All too often the real goal in education policy making is to sell a new book or promote a new theory, both of which require a slew of consultants to implement. Every change in education feeds the state bureaucracy and all of those who suckle off the bureaucracy.
That’s why the CRCT has become such a boondoggle. Such standardized testing has become the new cash cow of public education. Someone has to create the test, train teachers for the test and administer the test. The CRCT pumps millions of dollars into keeping an army of test-givers afloat. Like so much of public education, the focus is more on process than on results.
It’s this same DoE which couldn’t get the CRCT right which is overhauling the state’s high school math curriculum in a way that will likely prove to be a disaster. Parents should be outraged at what is being done with high school math. That the state has forced it with little flak from local school leaders and parents shows just how powerful the education bureaucracy has become.
Parents are, of course, mostly unaware of this vast bureaucracy behind their children’s testing and school curriculums. Many parents actually believe these tests mean something or that they reflect something important about their child or their local schools.

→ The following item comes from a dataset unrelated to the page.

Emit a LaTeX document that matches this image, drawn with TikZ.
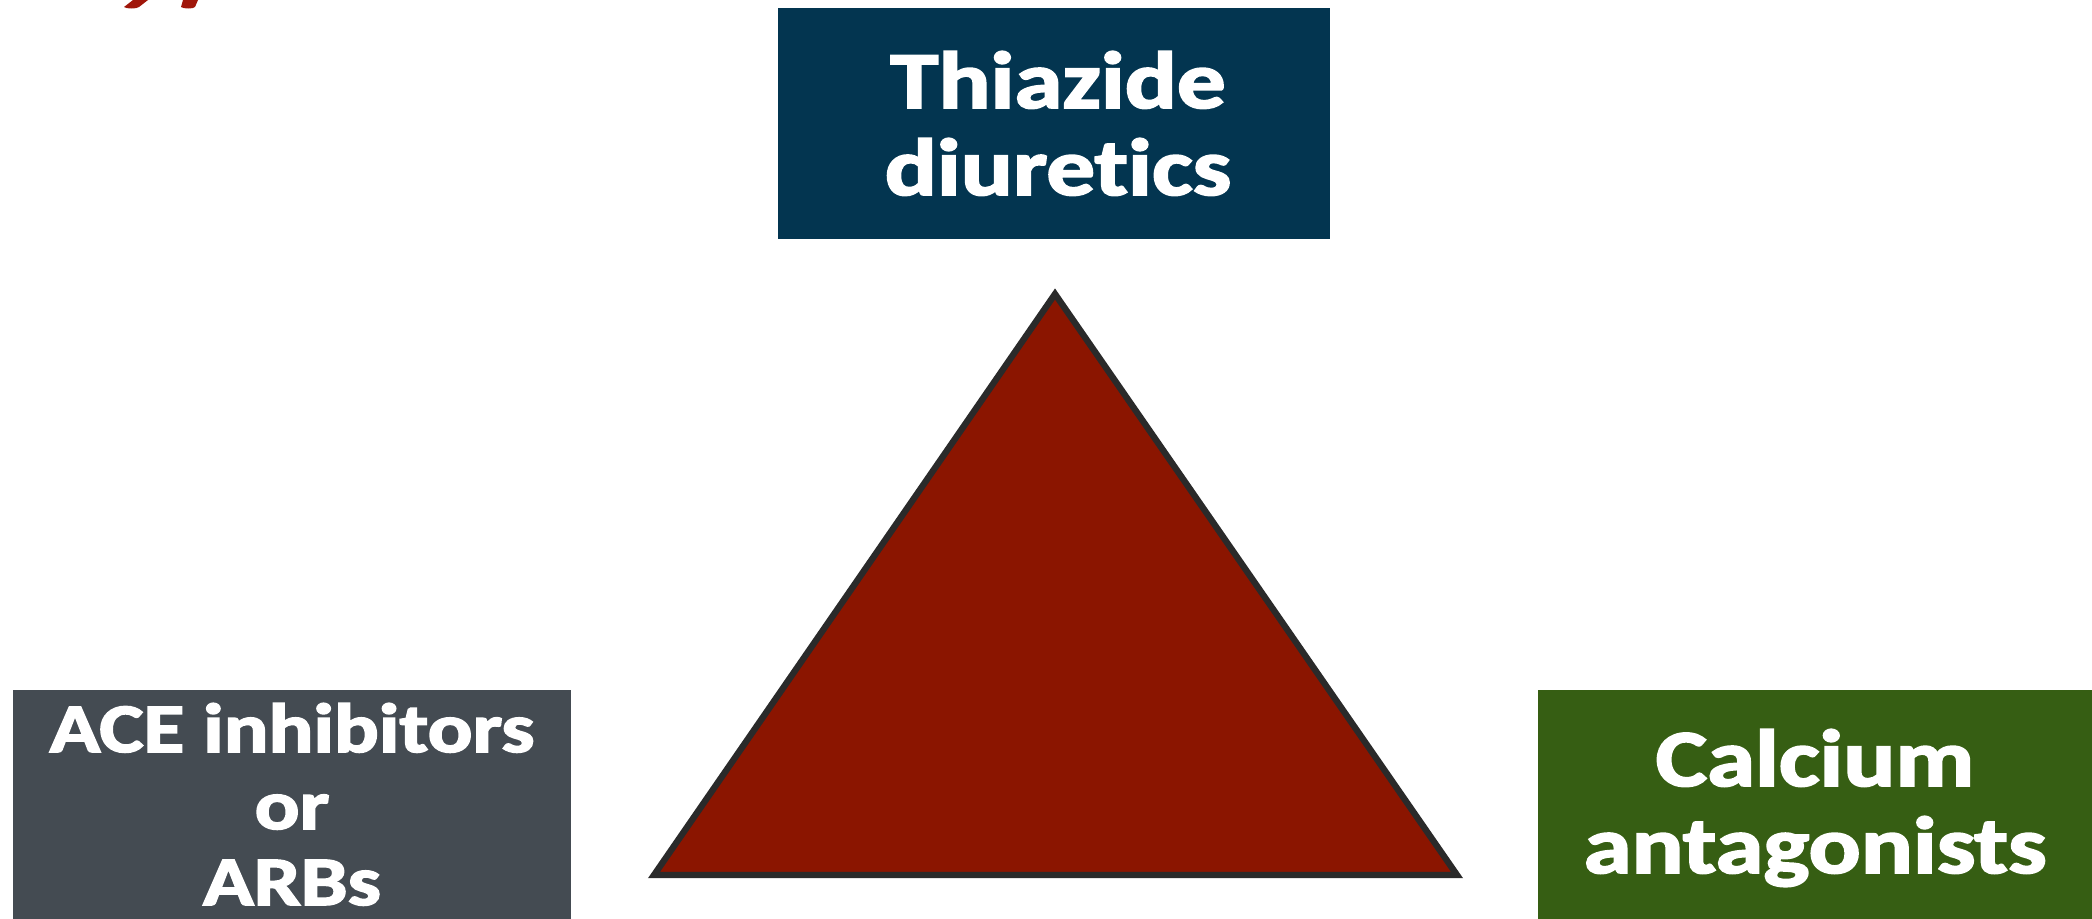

School leaders feed that image by touting test scores of their schools as marketing tools.
But it’s all a big game and the recent CRCT fiasco exposed it. It’s a little like Dorothy going behind the curtain to expose the “Wizard of Oz” as nothing but a blowhard with a microphone.
In spite of this CRCT failure, nothing much will change. There’s too much money and too much bureaucratic thinking for any real reform of public education in the state. It doesn’t matter if you are a Democrat or Republican. Partisan politics has little to do with taming the education bureaucracy.
There are many reasons Georgia students under-perform academically. Some of it has more to do with poverty and demographics than school systems.
But one of the main problems in Georgia’s public schools is that they are largely run by an army of bureaucratic pinheads and consultants who care more about profit and power than really teaching students.